The limitation is that it requires a surface to putt on. It works best paired with one of the mats above, or on a smooth indoor floor. Alone, it is a drill tool rather than a complete practice setup.
How Long to Practice Putting Per Session
The most effective putting sessions are short and focused, not long and varied. Ten to fifteen minutes of deliberate putting with a clear target and a specific distance is more valuable than forty minutes of casual rolling. Here is a structure that works:
- Minutes 1 to 5: Short putts from 3 feet. Make 10 in a row before moving back. This builds confidence and trains the stroke mechanics at the easiest distance first.
- Minutes 5 to 10: Mid-range from 6 to 8 feet. Focus on starting the ball on the intended line. Use the Pelz Tutor here if you have it.

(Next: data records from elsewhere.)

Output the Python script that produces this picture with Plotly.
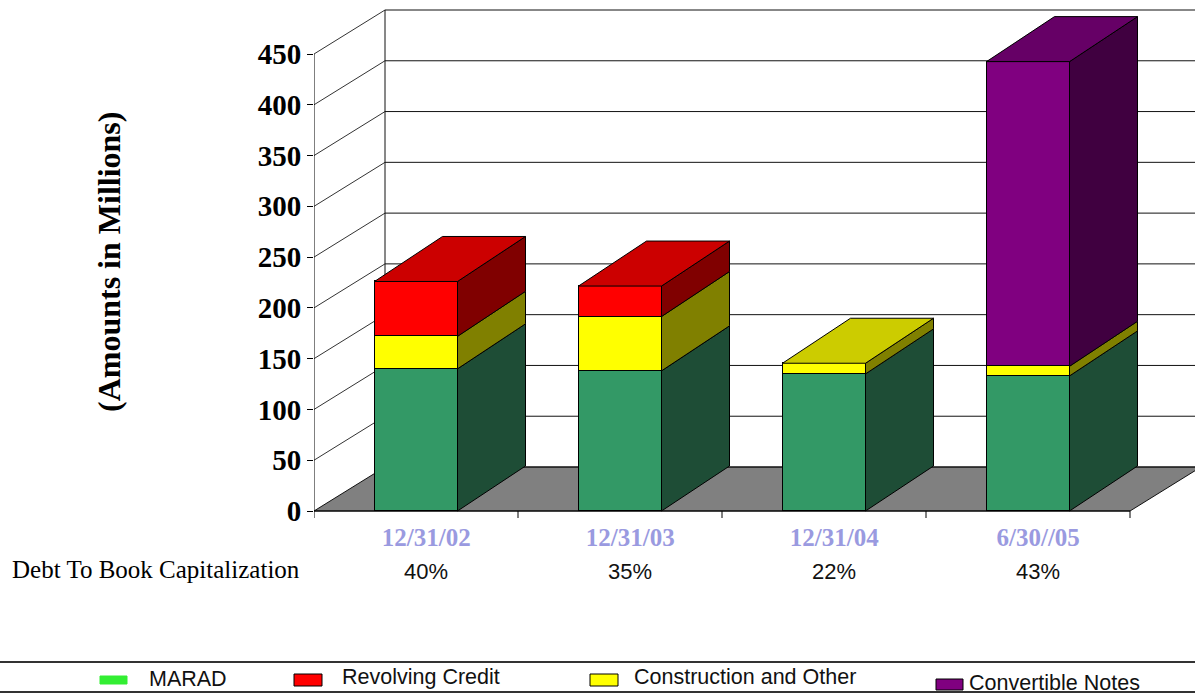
import plotly.graph_objects as go

# ---------------- data ----------------
categories = ["12/31/02", "12/31/03", "12/31/04", "6/30//05"]
debt_to_book = ["40%", "35%", "22%", "43%"]
marad = [140, 138, 135, 133]
construction = [32, 53.5, 10.5, 9.5]
revolving = [54, 30, 0, 0]
convertible = [0, 0, 0, 300]
y_tick_values = [0, 50, 100, 150, 200, 250, 300, 350, 400, 450]
legend_order = ["MARAD", "Revolving Credit", "Construction and Other", "Convertible Notes"]

# bottom -> top stacking order
stack = [
    ("MARAD", marad),
    ("Construction and Other", construction),
    ("Revolving Credit", revolving),
    ("Convertible Notes", convertible),
]

# ---------------- styles ----------------
STYLE = {
    "MARAD": dict(front="#339966", top="#267A4F", side="#1E4D36", legend="#33EE33"),
    "Construction and Other": dict(front="#FFFF00", top="#CCCC00", side="#808000", legend="#FFFF00"),
    "Revolving Credit": dict(front="#FF0000", top="#CC0000", side="#800000", legend="#FF0000"),
    "Convertible Notes": dict(front="#800080", top="#660066", side="#400040", legend="#800080"),
}

W, H = 1195, 695
L, T, B = 314, 5, 520           # plot-area pixel edges
ZERO_PX = 511                   # pixel row of value 0 on the front plane
PX_PER_UNIT = 457 / 450
PX_PER_CAT = 204

x_lo = -0.5
x_hi = x_lo + (W - L) / PX_PER_CAT
y_lo = -(B - ZERO_PX) / PX_PER_UNIT
y_hi = (ZERO_PX - T) / PX_PER_UNIT

WALL_DX, WALL_DY = 71 / PX_PER_CAT, 44 / PX_PER_UNIT
BAR_DX, BAR_DY = 68 / PX_PER_CAT, 45 / PX_PER_UNIT
BAR_W = 83 / PX_PER_CAT
HALF = BAR_W / 2
N = len(categories)
X_FLOOR_END = N - 0.5


def xp(px):
    return (px - L) / (W - L)


def yp(px):
    return (B - px) / (B - T)


def poly(points):
    return "M " + " L ".join(f"{a},{b}" for a, b in points) + " Z"


fig = go.Figure()

# front faces: real stacked bars
for name, vals in stack:
    st = STYLE[name]
    fig.add_trace(go.Bar(
        x=list(range(N)),
        y=[v if v else None for v in vals],
        name=name,
        width=BAR_W,
        marker=dict(color=st["front"], line=dict(color="black", width=1)),
        showlegend=False,
        hovertemplate=name + ": %{y}<extra></extra>",
    ))

shapes = []
line_col = "#111111"

# floor
shapes.append(dict(type="path", xref="x", yref="y", layer="below",
                   path=poly([(x_lo, 0), (X_FLOOR_END, 0),
                              (X_FLOOR_END + WALL_DX, WALL_DY), (x_lo + WALL_DX, WALL_DY)]),
                   fillcolor="#808080", line=dict(color=line_col, width=1)))

# walls / gridlines
for v in y_tick_values:
    if v > 0:
        shapes.append(dict(type="line", xref="x", yref="y", layer="below",
                           x0=x_lo, y0=v, x1=x_lo + WALL_DX, y1=v + WALL_DY,
                           line=dict(color="#333333", width=1)))
    shapes.append(dict(type="line", xref="x", yref="y", layer="below",
                       x0=x_lo + WALL_DX, y0=v + WALL_DY, x1=x_hi + 1, y1=v + WALL_DY,
                       line=dict(color=line_col, width=1)))
# back-left vertical edge
shapes.append(dict(type="line", xref="x", yref="y", layer="below",
                   x0=x_lo + WALL_DX, y0=WALL_DY, x1=x_lo + WALL_DX, y1=y_tick_values[-1] + WALL_DY,
                   line=dict(color=line_col, width=1)))
# front value axis
shapes.append(dict(type="line", xref="x", yref="y", layer="above",
                   x0=x_lo, y0=0, x1=x_lo, y1=y_tick_values[-1],
                   line=dict(color="black", width=1)))
# front category axis + small ticks
shapes.append(dict(type="line", xref="x", yref="y", layer="above",
                   x0=x_lo, y0=0, x1=X_FLOOR_END, y1=0, line=dict(color="black", width=1)))
for i in range(N + 1):
    xt = x_lo + i
    shapes.append(dict(type="line", xref="x", yref="y", layer="above",
                       x0=xt, y0=0, x1=xt, y1=-7 / PX_PER_UNIT, line=dict(color="black", width=1)))

# 3-D side and top faces of the bars, computed from the stacked values
for i in range(N):
    base = 0
    segs = []
    for name, vals in stack:
        v = vals[i]
        if v:
            segs.append((name, base, base + v))
            base += v
    for j, (name, y0, y1) in enumerate(segs):
        st = STYLE[name]
        xr = i + HALF
        shapes.append(dict(type="path", xref="x", yref="y", layer="above",
                           path=poly([(xr, y0), (xr + BAR_DX, y0 + BAR_DY),
                                      (xr + BAR_DX, y1 + BAR_DY), (xr, y1)]),
                           fillcolor=st["side"], line=dict(color="black", width=1)))
        if j == len(segs) - 1:
            xl = i - HALF
            shapes.append(dict(type="path", xref="x", yref="y", layer="above",
                               path=poly([(xl, y1), (xl + BAR_DX, y1 + BAR_DY),
                                          (xr + BAR_DX, y1 + BAR_DY), (xr, y1)]),
                               fillcolor=st["top"], line=dict(color="black", width=1)))

# ---------------- legend (drawn box) ----------------
shapes.append(dict(type="rect", xref="paper", yref="paper", layer="above",
                   x0=xp(-3), x1=xp(W + 3), y0=yp(692), y1=yp(662),
                   fillcolor="rgba(0,0,0,0)", line=dict(color="#333333", width=2)))
legend_pos = {
    "MARAD": dict(sx=(100, 127), sy=(676, 684), tx=147, ty=679, border=False),
    "Revolving Credit": dict(sx=(294, 322), sy=(674, 686), tx=340, ty=677, border=True),
    "Construction and Other": dict(sx=(590, 618), sy=(674, 686), tx=632, ty=677, border=True),
    "Convertible Notes": dict(sx=(936, 963), sy=(679, 690), tx=967, ty=683, border=True),
}
annotations = []
for name in legend_order:
    p = legend_pos[name]
    shapes.append(dict(type="rect", xref="paper", yref="paper", layer="above",
                       x0=xp(p["sx"][0]), x1=xp(p["sx"][1]), y0=yp(p["sy"][1]), y1=yp(p["sy"][0]),
                       fillcolor=STYLE[name]["legend"],
                       line=dict(color="black" if p["border"] else STYLE[name]["legend"], width=1)))
    annotations.append(dict(xref="paper", yref="paper", x=xp(p["tx"]), y=yp(p["ty"]),
                            xanchor="left", yanchor="middle", showarrow=False, text=name,
                            font=dict(family="Liberation Sans", size=21.5, color="#111111")))

# Debt to book capitalization row
annotations.append(dict(xref="paper", yref="paper", x=xp(10), y=yp(569),
                        xanchor="left", yanchor="middle", showarrow=False,
                        text="Debt To Book Capitalization",
                        font=dict(family="Liberation Serif", size=25, color="black")))
for i, pct in enumerate(debt_to_book):
    annotations.append(dict(xref="x", yref="paper", x=i + 0.05, y=yp(571),
                            xanchor="center", yanchor="middle", showarrow=False, text=pct,
                            font=dict(family="Liberation Sans", size=22, color="#111111")))

# value axis title
annotations.append(dict(xref="paper", yref="paper", x=xp(109), y=yp(262),
                        xanchor="center", yanchor="middle", showarrow=False, textangle=-90,
                        text="(Amounts in Millions)",
                        font=dict(family="Liberation Serif", size=32, color="black", weight="bold")))

fig.update_layout(
    width=W, height=H,
    margin=dict(l=L, r=0, t=T, b=H - B, autoexpand=False),
    paper_bgcolor="white", plot_bgcolor="white",
    barmode="stack", bargap=0,
    showlegend=False,
    shapes=shapes,
    annotations=annotations,
    xaxis=dict(range=[x_lo, x_hi], showgrid=False, zeroline=False, showline=False,
               tickmode="array", tickvals=[i + 0.05 for i in range(N)], ticktext=categories,
               ticks="", ticklabelstandoff=0,
               tickfont=dict(family="Liberation Serif", size=25, color="#9A9AE0", weight="bold")),
    yaxis=dict(range=[y_lo, y_hi], showgrid=False, zeroline=False, showline=False,
               tickmode="array", tickvals=y_tick_values,
               ticks="outside", ticklen=6, tickcolor="black", tickwidth=1,
               tickfont=dict(family="Liberation Serif", size=29, color="black", weight="bold")),
)

fig.write_html("out.html")
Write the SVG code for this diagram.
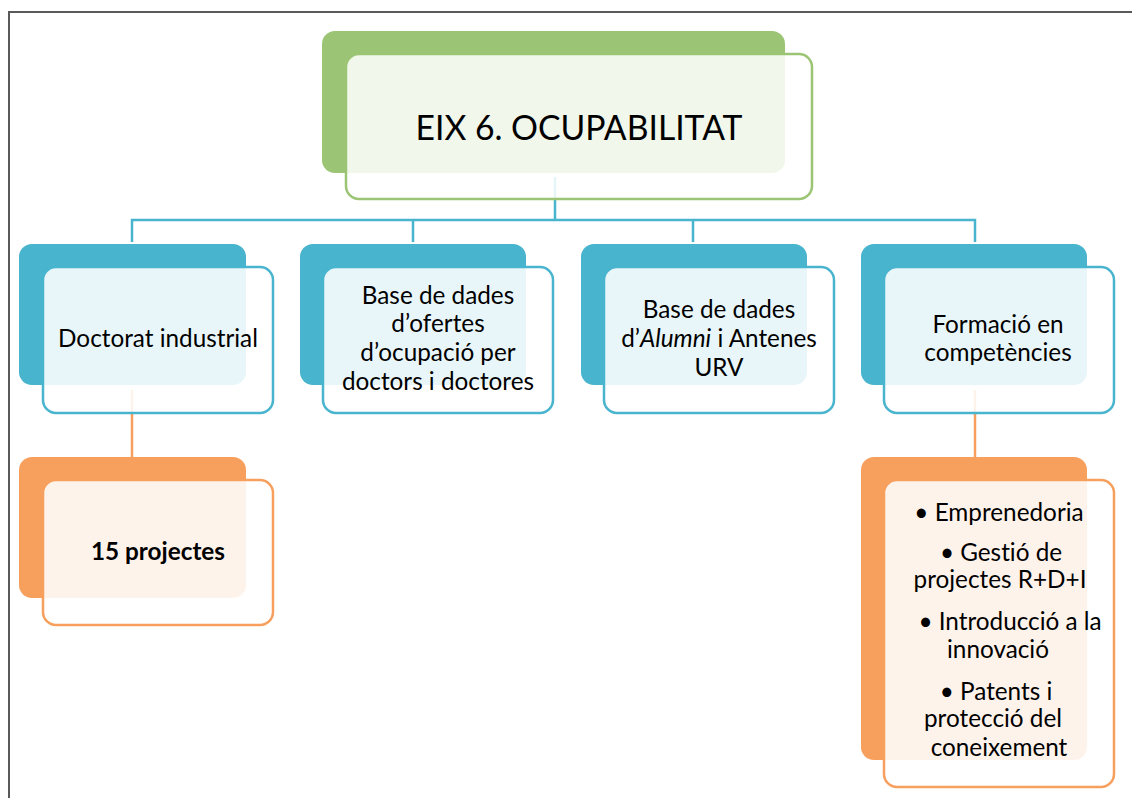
<svg xmlns="http://www.w3.org/2000/svg" width="1132" height="798" viewBox="0 0 1132 798">
<style>
.t{font-family:Lato,"Open Sans",sans-serif;font-size:24.3px;fill:#000;text-anchor:middle;font-variant-ligatures:none}
.b{font-weight:bold}
.gb{fill:#9BC574}.bb{fill:#48B4CE}.ob{fill:#F79F5D}
.gf{fill:#fff;fill-opacity:0.86;stroke:#9BC574;stroke-width:2.5}
.bf{fill:#fff;fill-opacity:0.88;stroke:#48B4CE;stroke-width:2.5}
.of{fill:#fff;fill-opacity:0.88;stroke:#F79F5D;stroke-width:2.5}
.cb{stroke:#48B4CE;stroke-width:2.5;fill:none}
.co{stroke:#F79F5D;stroke-width:2.5;fill:none}
</style>
<rect width="1132" height="798" fill="#fff"/>
<path d="M9,798 V12 H1132" fill="none" stroke="#595959" stroke-width="2"/>
<g id="connectors">
<path class="cb" d="M555,177 V220 M132,242 V220 H975 V242 M413,220 V242 M693,220 V242"/>
<path class="co" d="M132,390 V457 M975,390 V457"/>
</g>
<g id="n0">
<rect class="gb" x="322" y="31" width="463" height="142" rx="13"/>
<rect class="gf" x="346" y="54" width="466" height="145" rx="13"/>
<text class="t" x="579" y="140" style="font-size:35px" textLength="327" lengthAdjust="spacingAndGlyphs">EIX 6. OCUPABILITAT</text>
</g>
<g id="n1">
<rect class="bb" x="19" y="244" width="227" height="141" rx="13"/>
<rect class="bf" x="43" y="267" width="230" height="146" rx="13"/>
<text class="t" x="158" y="347">Doctorat industrial</text>
</g>
<g id="n2">
<rect class="bb" x="300" y="244" width="226" height="141" rx="13"/>
<rect class="bf" x="323" y="267" width="230" height="146" rx="13"/>
<text class="t" x="438" y="304">Base de dades</text>
<text class="t" x="438" y="332">d’ofertes</text>
<text class="t" x="438" y="361">d’ocupació per</text>
<text class="t" x="438" y="390">doctors i doctores</text>
</g>
<g id="n3">
<rect class="bb" x="581" y="244" width="226" height="141" rx="13"/>
<rect class="bf" x="604" y="267" width="230" height="146" rx="13"/>
<text class="t" x="719" y="318">Base de dades</text>
<text class="t" x="719" y="347">d’<tspan font-style="italic">Alumni</tspan> i Antenes</text>
<text class="t" x="719" y="376">URV</text>
</g>
<g id="n4">
<rect class="bb" x="861" y="244" width="226" height="141" rx="13"/>
<rect class="bf" x="884" y="267" width="230" height="146" rx="13"/>
<text class="t" x="998" y="333">Formació en</text>
<text class="t" x="998" y="361">competències</text>
</g>
<g id="n5">
<rect class="ob" x="19" y="457" width="227" height="141" rx="13"/>
<rect class="of" x="43" y="480" width="230" height="145" rx="13"/>
<text class="t b" x="158" y="560">15 projectes</text>
</g>
<g id="n6">
<rect class="ob" x="861" y="457" width="226" height="303" rx="13"/>
<rect class="of" x="884" y="480" width="230" height="307" rx="13"/>
<text class="t" x="999" y="521">• Emprenedoria</text>
<text class="t" x="1001" y="561">• Gestió de</text>
<text class="t" x="1000" y="588">projectes R+D+I</text>
<text class="t" x="1010" y="630">•  Introducció a la</text>
<text class="t" x="998" y="658">innovació</text>
<text class="t" x="996" y="700">• Patents i</text>
<text class="t" x="993" y="727">protecció del</text>
<text class="t" x="999" y="756">coneixement</text>
</g>
</svg>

- Minutes 10 to 15: Distance control from the maximum mat length. The goal is not to make these, it is to stop the ball within 12 inches of the cup. Lag putting saves more strokes per round than anything else in the short game.
This 15-minute structure fits into an evening routine and produces measurable improvement within four to six weeks when done three times per week. The golfers who improve their putting fastest are not the ones who spend the most time on it; they are the ones who practice with a clear target every time they pick up a putter.
Which Mat Should You Buy?
For most golfers starting a home putting practice routine, the PUTT-A-BOUT Par Three at $45 is the right choice. It has the directional grain, the gradient, and the three-hole layout to make practice genuinely instructional at a price that removes the barrier to buying. If alignment is your specific weakness, add the Pelz Putting Tutor for $35 and use both together. If you are a serious golfer who wants realistic surface conditions and a longer mat, the Wellputt 13ft at $180 is the upgrade worth making. The Ben Sayers is a solid mid-range option for anyone who wants three cups on a consistent carpet surface without the directional grain complexity.
Start putting at home. The greens are where rounds are saved, and this is the easiest improvement to make without leaving the house.